The most alarming thing about the current AI boom is not the technology itself but the people building it. A pattern has emerged among tech executives that psychiatrists might recognize: grandiose delusions, magical thinking, and an inability to distinguish between aspiration and achievement. Call it AI psychosis.

The condition manifests predictably. CEOs announce that artificial general intelligence is imminent, that their chatbots exhibit "sparks of consciousness," that humanity stands at the threshold of a new epoch. Meanwhile, their products hallucinate facts, struggle with basic arithmetic, and confidently generate nonsense that sounds plausible to humans who do not know better. The gap between rhetoric and reality has never been wider.

The feedback loop of delusion

What makes AI psychosis so persistent is the financial incentive structure that rewards it. Venture capitalists have poured hundreds of billions into AI startups over the past three years, and that capital flows most readily to founders who promise transformation rather than incremental improvement. Modesty is punished; hyperbole is rewarded with billion-dollar valuations.

The result is a selection effect. Executives who maintain epistemic humility—who acknowledge that large language models are sophisticated pattern-matchers rather than nascent minds—find themselves outcompeted for attention and funding by peers willing to invoke science fiction. The industry's discourse has drifted from engineering into eschatology.

The real casualties

The psychosis would be merely amusing if it did not have consequences. Companies are deploying AI systems in healthcare, criminal justice, and education based on capabilities that exist primarily in press releases. Workers are being displaced not because AI can actually do their jobs but because executives believe it can, or will soon. Regulatory frameworks are being shaped by policymakers who take Silicon Valley's self-assessments at face value.
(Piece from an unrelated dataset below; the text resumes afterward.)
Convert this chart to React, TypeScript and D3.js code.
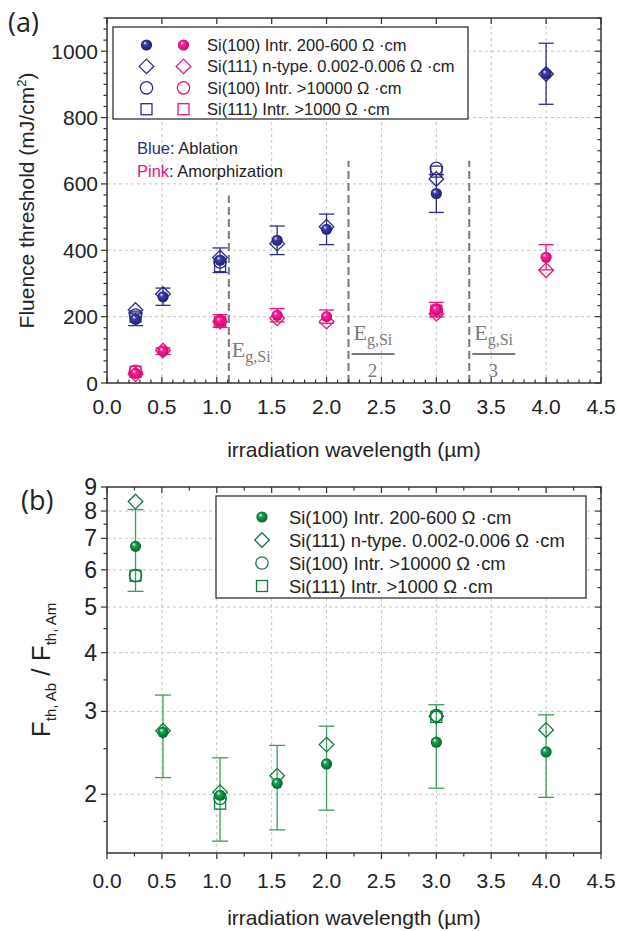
import React from 'react';
import * as d3 from 'd3';

// Irradiation wavelengths (µm)
const wavelengths = [0.26, 0.51, 1.03, 1.55, 2.0, 3.0, 4.0];
const sparseWavelengths = [0.26, 1.03, 3.0];

// Ablation thresholds (mJ/cm²)
const ablSi100Low = [192, 260, 370, 430, 463, 571, 932];
const ablSi100LowErr = [19, 26, 37, 43, 46, 57, 92];
const ablSi111N = [220, 268, 378, 420, 471, 615, 931];
const ablSi100High = [205, 365, 647];
const ablSi111Intr = [200, 352, 637];

// Amorphization thresholds (mJ/cm²)
const amoSi100Low = [29, 96, 187, 204, 200, 221, 379];
const amoSi100LowErr = [3, 10, 19, 20, 20, 22, 38];
const amoSi111N = [26, 98, 185, 195, 185, 209, 340];
const amoSi100High = [35, 186, 220];
const amoSi111Intr = [34, 184, 218];

// Threshold ratio F_th,Ab / F_th,Am
const ratioSi100Low = [6.73, 2.71, 1.99, 2.11, 2.32, 2.58, 2.46];
const ratioSi100LowErr = [1.33, 0.54, 0.4, 0.43, 0.47, 0.52, 0.49];
const ratioSi111N = [8.38, 2.73, 2.02, 2.19, 2.55, 2.93, 2.74];
const ratioSi100High = [5.83, 1.96, 2.94];
const ratioSi111Intr = [5.83, 1.91, 2.92];

// Band-gap wavelength multiples (µm) and the top of each marker line (mJ/cm²)
const bandGapLines = [1.11, 2.2, 3.3];
const bandGapLineTops = [565, 670, 670];

const legendLabels = [
  'Si(100) Intr. 200-600 \u03A9 \u00B7cm',
  'Si(111) n-type. 0.002-0.006 \u03A9 \u00B7cm',
  'Si(100) Intr. >10000 \u03A9 \u00B7cm',
  'Si(111) Intr. >1000 \u03A9 \u00B7cm',
];

const xTickLabels = ['0.0', '0.5', '1.0', '1.5', '2.0', '2.5', '3.0', '3.5', '4.0', '4.5'];
const yTicksA = [0, 200, 400, 600, 800, 1000];
const yTicksB = [2, 3, 4, 5, 6, 7, 8, 9];
const yMinorB = [1.75, 2.5, 3.5, 4.5, 5.5, 6.5, 7.5, 8.5];

const BLUE = '#2b2d86';
const PINK = '#e8137c';
const GREEN = '#0f7d3c';
const GREEN_ERR = '#3f9c5d';
const FRAME = '#333';
const GRID = '#c4c4c4';
const GAP = '#7a7a7a';
const SANS = '"Liberation Sans", Arial, sans-serif';
const SERIF = '"Liberation Serif", "DejaVu Serif", serif';

const xA = d3.scaleLinear().domain([0, 4.5]).range([107, 601]);
const yA = d3.scaleLinear().domain([0, 1100]).range([383, 18]);
const xB = d3.scaleLinear().domain([0, 4.5]).range([107, 601]);
const yB = d3.scaleLog().domain([1.5, 9]).range([853, 487]);

type Shape = 'sphere' | 'diamond' | 'circle' | 'square';

function Marker({ shape, x, y, color, grad, size = 1 }: { shape: Shape; x: number; y: number; color: string; grad: string; size?: number }) {
  const sw = 1.3;
  if (shape === 'sphere') return <circle cx={x} cy={y} r={5.6 * size} fill={`url(#${grad})`} />;
  if (shape === 'circle') return <circle cx={x} cy={y} r={6.2 * size} fill="none" stroke={color} strokeWidth={sw} />;
  if (shape === 'square') {
    const h = 5.5 * size;
    return <rect x={x - h} y={y - h} width={2 * h} height={2 * h} fill="none" stroke={color} strokeWidth={sw} />;
  }
  const d = 7.3 * size;
  return <path d={`M${x},${y - d}L${x + d},${y}L${x},${y + d}L${x - d},${y}Z`} fill="none" stroke={color} strokeWidth={sw} />;
}

function ErrorBars({ xs, ys, errs, xScale, yScale, color, cap, width = 1.3 }: any) {
  return (
    <g stroke={color} strokeWidth={width}>
      {xs.map((w: number, i: number) => {
        const x = xScale(w);
        const y1 = yScale(ys[i] + errs[i]);
        const y2 = yScale(ys[i] - errs[i]);
        return (
          <g key={i}>
            <line x1={x} x2={x} y1={y1} y2={y2} />
            <line x1={x - cap} x2={x + cap} y1={y1} y2={y1} />
            <line x1={x - cap} x2={x + cap} y1={y2} y2={y2} />
          </g>
        );
      })}
    </g>
  );
}

function Series({ xs, ys, shape, xScale, yScale, color, grad }: any) {
  return (
    <g>
      {xs.map((w: number, i: number) => (
        <Marker key={i} shape={shape} x={xScale(w)} y={yScale(ys[i])} color={color} grad={grad} />
      ))}
    </g>
  );
}

function Frame({ x0, x1, y0, y1 }: { x0: number; x1: number; y0: number; y1: number }) {
  return <rect x={x0} y={y1} width={x1 - x0} height={y0 - y1} fill="none" stroke={FRAME} strokeWidth={1.5} />;
}

function SphereGradient({ id, color }: { id: string; color: string }) {
  const c = d3.color(color)!;
  return (
    <radialGradient id={id} cx="0.5" cy="0.5" r="0.55" fx="0.33" fy="0.3">
      <stop offset="0" stopColor="#ffffff" />
      <stop offset="0.3" stopColor={c.brighter(0.9).formatHex()} />
      <stop offset="0.65" stopColor={color} />
      <stop offset="1" stopColor={c.darker(0.8).formatHex()} />
    </radialGradient>
  );
}

function EgLabel({ x, y, anchor = 'start' }: { x: number; y: number; anchor?: 'start' | 'middle' }) {
  return (
    <text x={x} y={y} fontFamily={SERIF} fontSize={22} fill={GAP} textAnchor={anchor}>
      E
      <tspan fontSize={16} dy={5}>g,Si</tspan>
    </text>
  );
}

function PanelA() {
  const [x0, x1] = xA.range();
  const [y0, y1] = yA.range();
  const xMinor = d3.range(0, 4.5001, 0.1);
  const yMinor = d3.range(0, 1100.01, 200 / 6);
  return (
    <g>
      {/* grid */}
      <g stroke={GRID} strokeWidth={1} strokeDasharray="3,3">
        {xTickLabels.slice(1, -1).map((t) => (
          <line key={t} x1={xA(+t)} x2={xA(+t)} y1={y0} y2={y1} />
        ))}
        {yTicksA.slice(1).map((t) => (
          <line key={t} x1={x0} x2={x1} y1={yA(t)} y2={yA(t)} />
        ))}
      </g>

      {/* band-gap markers */}
      <g stroke={GAP} strokeWidth={2} strokeDasharray="8,4">
        {bandGapLines.map((b, i) => (
          <line key={b} x1={xA(b)} x2={xA(b)} y1={y0} y2={yA(bandGapLineTops[i])} />
        ))}
      </g>
      <EgLabel x={xA(bandGapLines[0]) + 3} y={357} />
      {[2, 3].map((n, i) => {
        const cx = xA(bandGapLines[i + 1]) + 24;
        return (
          <g key={n}>
            <EgLabel x={cx - 19} y={340} />
            <line x1={cx - 21} x2={cx + 22} y1={354} y2={354} stroke={GAP} strokeWidth={2} />
            <text x={cx} y={377} fontFamily={SERIF} fontSize={19} fill={GAP} textAnchor="middle">{n}</text>
          </g>
        );
      })}

      {/* ticks */}
      <g stroke={FRAME} strokeWidth={1.2}>
        {xMinor.map((t, i) => {
          const len = i % 5 === 0 ? 6 : 3.5;
          return (
            <g key={i}>
              <line x1={xA(t)} x2={xA(t)} y1={y0} y2={y0 - len} />
              {i % 5 === 0 && <line x1={xA(t)} x2={xA(t)} y1={y1} y2={y1 + len} />}
            </g>
          );
        })}
        {yMinor.map((t, i) => {
          const len = i % 6 === 0 ? 6 : 3.5;
          return (
            <g key={i}>
              <line x1={x0} x2={x0 - len} y1={yA(t)} y2={yA(t)} />
              <line x1={x1} x2={x1 - len} y1={yA(t)} y2={yA(t)} />
            </g>
          );
        })}
      </g>
      <Frame x0={x0} x1={x1} y0={y0} y1={y1} />

      {/* tick labels */}
      <g fontFamily={SANS} fontSize={21} fill="#222">
        {xTickLabels.map((t) => (
          <text key={t} x={xA(+t)} y={y0 + 31} textAnchor="middle">{t}</text>
        ))}
        {yTicksA.map((t) => (
          <text key={t} x={x0 - 9} y={yA(t) + 7.5} textAnchor="end">{t}</text>
        ))}
      </g>
      <text x={(x0 + x1) / 2} y={y0 + 74} fontFamily={SANS} fontSize={21} fill="#222" textAnchor="middle">
        irradiation wavelength (µm)
      </text>
      <text transform={`translate(34,${(y0 + y1) / 2}) rotate(-90)`} fontFamily={SANS} fontSize={21} fill="#222" textAnchor="middle">
        Fluence threshold (mJ/cm<tspan fontSize={13} dy={-8}>2</tspan><tspan dy={8}>)</tspan>
      </text>

      {/* data */}
      <ErrorBars xs={wavelengths} ys={ablSi100Low} errs={ablSi100LowErr} xScale={xA} yScale={yA} color={BLUE} cap={7.5} />
      <ErrorBars xs={wavelengths} ys={amoSi100Low} errs={amoSi100LowErr} xScale={xA} yScale={yA} color={PINK} cap={7.5} />
      <Series xs={sparseWavelengths} ys={ablSi111Intr} shape="square" xScale={xA} yScale={yA} color={BLUE} />
      <Series xs={sparseWavelengths} ys={ablSi100High} shape="circle" xScale={xA} yScale={yA} color={BLUE} />
      <Series xs={wavelengths} ys={ablSi111N} shape="diamond" xScale={xA} yScale={yA} color={BLUE} />
      <Series xs={wavelengths} ys={ablSi100Low} shape="sphere" xScale={xA} yScale={yA} color={BLUE} grad="gBlue" />
      <Series xs={sparseWavelengths} ys={amoSi111Intr} shape="square" xScale={xA} yScale={yA} color={PINK} />
      <Series xs={sparseWavelengths} ys={amoSi100High} shape="circle" xScale={xA} yScale={yA} color={PINK} />
      <Series xs={wavelengths} ys={amoSi111N} shape="diamond" xScale={xA} yScale={yA} color={PINK} />
      <Series xs={wavelengths} ys={amoSi100Low} shape="sphere" xScale={xA} yScale={yA} color={PINK} grad="gPink" />

      {/* legend */}
      <rect x={113} y={27} width={355} height={92} fill="#fff" stroke={FRAME} strokeWidth={1.3} />
      {legendLabels.map((lab, i) => {
        const shape: Shape = (['sphere', 'diamond', 'circle', 'square'] as Shape[])[i];
        const y = 45 + i * 21.4;
        return (
          <g key={lab}>
            <Marker shape={shape} x={146.5} y={y} color={BLUE} grad="gBlue" />
            <Marker shape={shape} x={183.5} y={y} color={PINK} grad="gPink" />
            <text x={207} y={y + 6} fontFamily={SANS} fontSize={16.5} fill="#222">{lab}</text>
          </g>
        );
      })}

      <text x={137} y={154} fontFamily={SANS} fontSize={16.5} fill="#222">
        <tspan fill={BLUE}>Blue</tspan>: Ablation
      </text>
      <text x={137} y={177} fontFamily={SANS} fontSize={16.5} fill="#222">
        <tspan fill={PINK}>Pink</tspan>: Amorphization
      </text>

      <text x={8} y={32} fontFamily='"Open Sans", sans-serif' fontSize={27} fill="#222">(a)</text>
    </g>
  );
}

function PanelB() {
  const [x0, x1] = xB.range();
  const [y0, y1] = yB.range();
  const xMinor = d3.range(0, 4.5001, 0.25);
  return (
    <g>
      <g stroke={GRID} strokeWidth={1} strokeDasharray="3,3">
        {xTickLabels.slice(1, -1).map((t) => (
          <line key={t} x1={xB(+t)} x2={xB(+t)} y1={y0} y2={y1} />
        ))}
        {yTicksB.slice(0, -1).map((t) => (
          <line key={t} x1={x0} x2={x1} y1={yB(t)} y2={yB(t)} />
        ))}
      </g>

      <g stroke={FRAME} strokeWidth={1.2}>
        {xMinor.map((t, i) => {
          const len = i % 2 === 0 ? 6 : 3.5;
          return (
            <g key={i}>
              <line x1={xB(t)} x2={xB(t)} y1={y0} y2={y0 + len} />
              <line x1={xB(t)} x2={xB(t)} y1={y1} y2={y1 + len} />
            </g>
          );
        })}
        {yTicksB.map((t) => (
          <g key={t}>
            <line x1={x0} x2={x0 - 6} y1={yB(t)} y2={yB(t)} />
            <line x1={x1} x2={x1 - 6} y1={yB(t)} y2={yB(t)} />
          </g>
        ))}
        {yMinorB.map((t) => (
          <g key={t}>
            <line x1={x0} x2={x0 - 3.5} y1={yB(t)} y2={yB(t)} />
            <line x1={x1} x2={x1 - 3.5} y1={yB(t)} y2={yB(t)} />
          </g>
        ))}
      </g>
      <Frame x0={x0} x1={x1} y0={y0} y1={y1} />

      <g fontFamily={SANS} fontSize={21} fill="#222">
        {xTickLabels.map((t) => (
          <text key={t} x={xB(+t)} y={y0 + 35} textAnchor="middle">{t}</text>
        ))}
        {yTicksB.map((t) => (
          <text key={t} x={x0 - 10} y={yB(t) + 8} textAnchor="end" fontSize={23}>{t}</text>
        ))}
      </g>
      <text x={(x0 + x1) / 2} y={y0 + 72} fontFamily={SANS} fontSize={21} fill="#222" textAnchor="middle">
        irradiation wavelength (µm)
      </text>
      <text transform={`translate(50,${(y0 + y1) / 2}) rotate(-90)`} fontFamily={SANS} fontSize={26} fill="#222" textAnchor="middle">
        F<tspan fontSize={15} dy={6}>th, Ab</tspan>
        <tspan dy={-6}> / F</tspan>
        <tspan fontSize={15} dy={6}>th, Am</tspan>
      </text>

      <ErrorBars xs={wavelengths} ys={ratioSi100Low} errs={ratioSi100LowErr} xScale={xB} yScale={yB} color={GREEN_ERR} cap={8} />
      <Series xs={sparseWavelengths} ys={ratioSi111Intr} shape="square" xScale={xB} yScale={yB} color={GREEN} />
      <Series xs={sparseWavelengths} ys={ratioSi100High} shape="circle" xScale={xB} yScale={yB} color={GREEN} />
      <Series xs={wavelengths} ys={ratioSi111N} shape="diamond" xScale={xB} yScale={yB} color={GREEN} />
      <Series xs={wavelengths} ys={ratioSi100Low} shape="sphere" xScale={xB} yScale={yB} color={GREEN} grad="gGreen" />

      <rect x={216} y={496} width={370} height={102} fill="#fff" stroke={FRAME} strokeWidth={1.3} />
      {legendLabels.map((lab, i) => {
        const shape: Shape = (['sphere', 'diamond', 'circle', 'square'] as Shape[])[i];
        const y = 517 + i * 23;
        return (
          <g key={lab}>
            <Marker shape={shape} x={262} y={y} color={GREEN} grad="gGreen" />
            <text x={289} y={y + 6.5} fontFamily={SANS} fontSize={18.4} fill="#222">{lab}</text>
          </g>
        );
      })}

      <text x={21} y={510} fontFamily='"Open Sans", sans-serif' fontSize={27} fill="#222">(b)</text>
    </g>
  );
}

export default function App() {
  return (
    <svg width={617} height={931} viewBox="0 0 617 931" style={{ position: 'absolute', left: 0, top: 0, background: '#fff' }}>
      <defs>
        <SphereGradient id="gBlue" color={BLUE} />
        <SphereGradient id="gPink" color={PINK} />
        <SphereGradient id="gGreen" color={GREEN} />
      </defs>
      <rect width={617} height={931} fill="#fff" />
      <PanelA />
      <PanelB />
    </svg>
  );
}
Perhaps most troubling is the effect on the engineers themselves. Many of the researchers building these systems express private skepticism about their employers' public claims, yet the culture of AI companies increasingly demands fealty to the transformative narrative. Dissent is career-limiting.

Our take

The technology industry has always been prone to hype cycles, but AI psychosis represents something qualitatively different: a collective break with empirical reality by people who control enormous resources and influence. The cure is not more regulation or less investment but something simpler and harder—executives who can distinguish between what their products do and what they wish their products did. Until that happens, the rest of us should treat Silicon Valley's pronouncements about AI with the same skepticism we reserve for any other patient describing their symptoms.